Unfounded Fear: Scared to fly after 9/11? Don’t reach for the car keys

Flying within the United States remains a much safer way to travel than driving, even when accounting for airline fatalities resulting from the terrorist attacks on Sept. 11, 2001. According to a new analysis of transportation safety, the average nonstop flight in the United States spans roughly 1,150 kilometers, and the risk of death from driving that distance is about 65 times that from flying.

DANGER BELOW. It’s riskier to drive 20 kilometers than to fly across the United States. J. Schad/Photo Researchers

Most risk from air travel is associated with takeoffs and landings, says Michael Sivak, a psychologist at the University of Michigan Transportation Research Institute in Ann Arbor. Worldwide, about 95 percent of airline fatalities between 1991 and 2001 occurred during those phases of flight, so the risk of flying doesn’t depend for the most part on the distance traveled.

Sivak and his institute colleague Michael J. Flannagan estimated the risk of air travel in the United States by analyzing data collected from 1992 through 2001.

During that period, the 10 largest U.S. air carriers’ nonstop domestic flights–excluding commuter flights–transported more than 5.5 billion passengers. Of those travelers, 433 died, including the 232 passengers on the ill-fated 9/11 flights. Therefore, the researchers calculate that the risk of death for any particular passenger for each nonstop domestic flight was less than 1 in 10 million. That’s about 1 fatality per 15 billion km traveled.

The researchers analyzed data from a 10-year period because the annual number of airline fatalities varies widely. There weren’t any deaths on commercial flights within the United States in 1993, 1998, or 2002, says Paul Takemoto of the Federal Aviation Administration in Washington, D.C.

Someone who was afraid to fly would probably drive to his or her U.S. destination via interstate highways, says Sivak. Unlike air travel, highway driving has its risk almost evenly distributed throughout the trip. For the year 2000–the most recent year for which detailed statistics are available–there were 1,511 driver fatalities involving cars, light trucks, vans, and sport utility vehicles on intercity stretches of interstate highways. Those vehicles tallied about 345 billion km on those roads that year, says Sivak. Therefore, the risk of death while driving long distances via interstate highways–the safest driving environment, the researchers note–was a little over 4 per billion for each kilometer traveled.

From the two risk estimates, the researchers calculated a parameter called the indifference distance, the distance for which the two modes of transportation are equally risky. For the new analysis, the indifference distance is about 18 km. In other words, driving on even the safest roads is riskier than flying any distance where commercial air travel is an option, says Sivak.

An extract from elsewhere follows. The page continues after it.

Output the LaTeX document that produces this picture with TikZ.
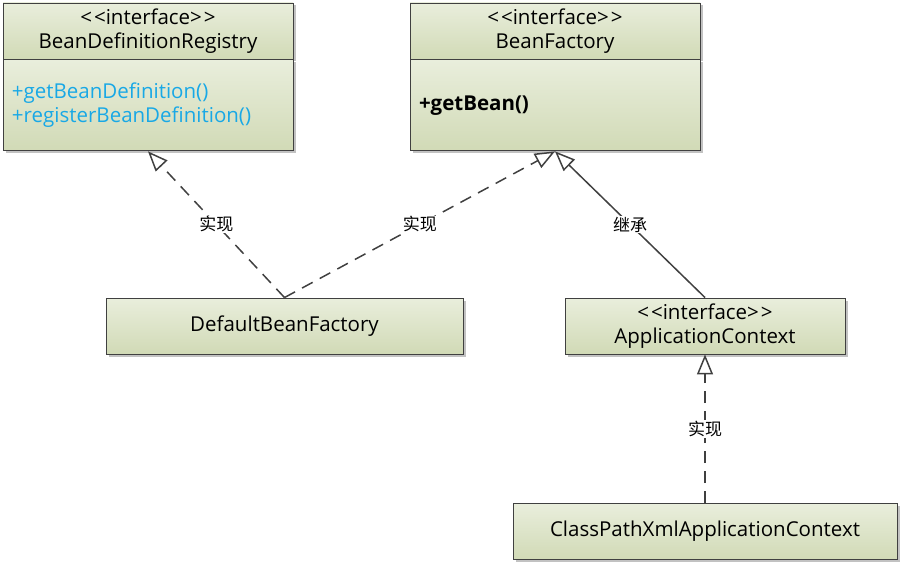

He and Flannagan report their analysis in the January/February issue of American Scientist.

Earlier studies have also shown that the risk of injury or death when traveling significant distances is greater in a car than it is in an aircraft, says Roger Blackman, a psychologist at Simon Fraser University in Burnaby, British Columbia. “In fact, for most people, the most dangerous part of air travel is their trip by car to the airport,” he notes.